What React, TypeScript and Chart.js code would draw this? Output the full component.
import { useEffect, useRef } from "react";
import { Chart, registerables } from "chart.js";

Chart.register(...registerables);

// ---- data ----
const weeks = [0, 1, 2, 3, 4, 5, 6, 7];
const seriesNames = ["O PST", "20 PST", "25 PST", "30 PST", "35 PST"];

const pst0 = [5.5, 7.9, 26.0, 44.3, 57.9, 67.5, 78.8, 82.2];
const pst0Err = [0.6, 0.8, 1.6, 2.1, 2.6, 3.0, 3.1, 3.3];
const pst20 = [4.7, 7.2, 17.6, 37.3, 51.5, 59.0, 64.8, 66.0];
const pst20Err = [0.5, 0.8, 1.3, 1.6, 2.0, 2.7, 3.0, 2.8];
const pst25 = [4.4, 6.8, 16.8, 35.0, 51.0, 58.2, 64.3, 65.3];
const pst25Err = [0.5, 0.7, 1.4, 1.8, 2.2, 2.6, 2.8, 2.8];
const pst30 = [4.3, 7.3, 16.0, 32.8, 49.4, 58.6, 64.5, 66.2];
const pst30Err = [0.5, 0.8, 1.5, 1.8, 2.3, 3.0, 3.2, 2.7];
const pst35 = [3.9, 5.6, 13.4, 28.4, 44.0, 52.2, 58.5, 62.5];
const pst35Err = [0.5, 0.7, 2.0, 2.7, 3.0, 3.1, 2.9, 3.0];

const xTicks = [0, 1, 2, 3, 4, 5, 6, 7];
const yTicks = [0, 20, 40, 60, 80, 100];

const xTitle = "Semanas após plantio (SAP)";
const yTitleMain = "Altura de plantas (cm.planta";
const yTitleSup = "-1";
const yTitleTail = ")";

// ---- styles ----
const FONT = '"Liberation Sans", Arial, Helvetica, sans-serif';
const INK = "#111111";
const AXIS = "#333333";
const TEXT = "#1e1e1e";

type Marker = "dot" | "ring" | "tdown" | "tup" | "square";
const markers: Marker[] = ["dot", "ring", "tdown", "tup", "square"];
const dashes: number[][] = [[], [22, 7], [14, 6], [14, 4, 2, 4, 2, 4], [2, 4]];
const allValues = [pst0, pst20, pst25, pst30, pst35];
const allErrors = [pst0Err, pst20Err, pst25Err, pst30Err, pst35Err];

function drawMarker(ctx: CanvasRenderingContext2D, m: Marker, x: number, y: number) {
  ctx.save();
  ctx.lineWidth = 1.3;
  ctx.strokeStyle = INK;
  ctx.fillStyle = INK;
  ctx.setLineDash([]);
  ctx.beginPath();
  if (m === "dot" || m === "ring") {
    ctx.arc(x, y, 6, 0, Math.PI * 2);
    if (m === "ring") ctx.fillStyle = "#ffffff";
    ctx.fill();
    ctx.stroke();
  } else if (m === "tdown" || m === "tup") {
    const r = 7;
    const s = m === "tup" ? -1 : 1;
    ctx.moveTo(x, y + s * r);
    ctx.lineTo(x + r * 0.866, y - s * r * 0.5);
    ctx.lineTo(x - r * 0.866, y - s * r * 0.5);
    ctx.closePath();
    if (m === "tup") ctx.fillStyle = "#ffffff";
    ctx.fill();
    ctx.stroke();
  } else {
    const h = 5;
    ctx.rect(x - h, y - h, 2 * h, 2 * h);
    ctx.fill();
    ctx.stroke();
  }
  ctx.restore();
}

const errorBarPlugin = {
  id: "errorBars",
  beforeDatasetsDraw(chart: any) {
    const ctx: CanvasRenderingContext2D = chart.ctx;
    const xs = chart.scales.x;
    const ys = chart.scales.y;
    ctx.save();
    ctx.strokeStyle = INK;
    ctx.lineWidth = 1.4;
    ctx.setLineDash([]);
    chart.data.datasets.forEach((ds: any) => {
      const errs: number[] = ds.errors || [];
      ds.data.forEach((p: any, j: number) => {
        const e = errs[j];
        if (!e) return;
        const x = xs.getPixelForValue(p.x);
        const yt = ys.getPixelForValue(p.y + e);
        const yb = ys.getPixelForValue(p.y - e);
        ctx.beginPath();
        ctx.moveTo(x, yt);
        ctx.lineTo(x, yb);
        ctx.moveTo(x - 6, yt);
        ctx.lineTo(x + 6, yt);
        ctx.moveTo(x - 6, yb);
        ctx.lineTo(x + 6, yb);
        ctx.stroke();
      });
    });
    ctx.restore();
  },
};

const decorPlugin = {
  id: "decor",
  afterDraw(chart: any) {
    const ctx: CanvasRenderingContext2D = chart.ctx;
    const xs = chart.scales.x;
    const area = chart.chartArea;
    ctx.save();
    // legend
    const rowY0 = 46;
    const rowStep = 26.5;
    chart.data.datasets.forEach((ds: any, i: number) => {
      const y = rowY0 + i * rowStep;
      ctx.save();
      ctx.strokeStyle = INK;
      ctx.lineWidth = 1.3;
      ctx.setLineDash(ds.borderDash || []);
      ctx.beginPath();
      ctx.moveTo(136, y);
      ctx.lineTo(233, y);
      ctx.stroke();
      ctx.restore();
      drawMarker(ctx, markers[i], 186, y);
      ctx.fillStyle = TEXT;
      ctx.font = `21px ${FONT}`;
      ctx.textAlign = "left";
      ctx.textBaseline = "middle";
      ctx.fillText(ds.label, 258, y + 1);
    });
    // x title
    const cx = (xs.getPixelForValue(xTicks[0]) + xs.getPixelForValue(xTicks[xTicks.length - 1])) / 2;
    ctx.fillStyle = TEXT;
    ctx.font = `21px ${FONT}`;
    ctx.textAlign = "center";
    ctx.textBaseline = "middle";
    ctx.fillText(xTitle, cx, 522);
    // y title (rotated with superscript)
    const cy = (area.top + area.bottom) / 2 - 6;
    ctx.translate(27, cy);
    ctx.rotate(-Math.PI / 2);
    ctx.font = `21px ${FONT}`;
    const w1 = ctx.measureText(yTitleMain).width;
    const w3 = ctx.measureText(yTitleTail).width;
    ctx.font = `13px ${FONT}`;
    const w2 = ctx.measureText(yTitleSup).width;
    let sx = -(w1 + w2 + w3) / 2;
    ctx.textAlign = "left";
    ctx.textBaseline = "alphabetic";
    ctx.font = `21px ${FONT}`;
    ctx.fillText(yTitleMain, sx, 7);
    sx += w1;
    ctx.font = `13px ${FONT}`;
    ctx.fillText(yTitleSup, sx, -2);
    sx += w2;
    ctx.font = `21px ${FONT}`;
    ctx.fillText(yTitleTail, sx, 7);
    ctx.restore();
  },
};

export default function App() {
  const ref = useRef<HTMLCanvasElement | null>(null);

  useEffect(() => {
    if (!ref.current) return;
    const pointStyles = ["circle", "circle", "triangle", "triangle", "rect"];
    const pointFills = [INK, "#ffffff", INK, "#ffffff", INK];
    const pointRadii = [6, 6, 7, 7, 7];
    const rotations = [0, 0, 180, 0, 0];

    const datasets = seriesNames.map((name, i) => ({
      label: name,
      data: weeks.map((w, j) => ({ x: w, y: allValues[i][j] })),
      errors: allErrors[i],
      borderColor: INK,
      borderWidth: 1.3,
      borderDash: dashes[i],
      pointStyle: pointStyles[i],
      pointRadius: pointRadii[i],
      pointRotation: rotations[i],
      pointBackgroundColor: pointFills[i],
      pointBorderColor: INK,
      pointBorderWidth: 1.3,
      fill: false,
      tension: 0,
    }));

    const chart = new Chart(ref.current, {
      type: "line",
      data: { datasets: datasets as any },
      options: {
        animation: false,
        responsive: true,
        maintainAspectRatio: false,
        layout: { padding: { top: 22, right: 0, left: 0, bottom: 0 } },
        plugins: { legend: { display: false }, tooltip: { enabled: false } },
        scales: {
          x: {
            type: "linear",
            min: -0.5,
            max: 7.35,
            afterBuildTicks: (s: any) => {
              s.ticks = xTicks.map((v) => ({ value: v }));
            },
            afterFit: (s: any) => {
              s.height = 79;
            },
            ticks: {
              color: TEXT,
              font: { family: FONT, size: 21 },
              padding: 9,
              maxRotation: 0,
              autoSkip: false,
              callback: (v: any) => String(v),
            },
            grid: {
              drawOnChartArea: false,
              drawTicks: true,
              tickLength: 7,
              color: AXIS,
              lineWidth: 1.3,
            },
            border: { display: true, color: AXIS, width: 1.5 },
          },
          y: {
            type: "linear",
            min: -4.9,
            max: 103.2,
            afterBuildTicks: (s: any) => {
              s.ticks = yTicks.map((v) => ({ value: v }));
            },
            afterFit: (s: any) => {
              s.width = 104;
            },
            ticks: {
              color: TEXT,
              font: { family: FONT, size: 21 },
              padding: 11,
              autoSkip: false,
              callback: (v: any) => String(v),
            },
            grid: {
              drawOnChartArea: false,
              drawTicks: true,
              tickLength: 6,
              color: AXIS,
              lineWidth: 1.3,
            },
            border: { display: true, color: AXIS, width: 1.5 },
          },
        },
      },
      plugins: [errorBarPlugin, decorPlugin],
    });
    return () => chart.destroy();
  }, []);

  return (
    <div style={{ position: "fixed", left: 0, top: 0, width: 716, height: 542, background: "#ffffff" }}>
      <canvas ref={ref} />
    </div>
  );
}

● ● ● ●

Return exactly, please, the lines of the material from the first one down to and including the line where "Chart.register(...registerables);" appears.

▶ **Response**:
What React, TypeScript and Chart.js code would draw this? Output the full component.
import { useEffect, useRef } from "react";
import { Chart, registerables } from "chart.js";

Chart.register(...registerables);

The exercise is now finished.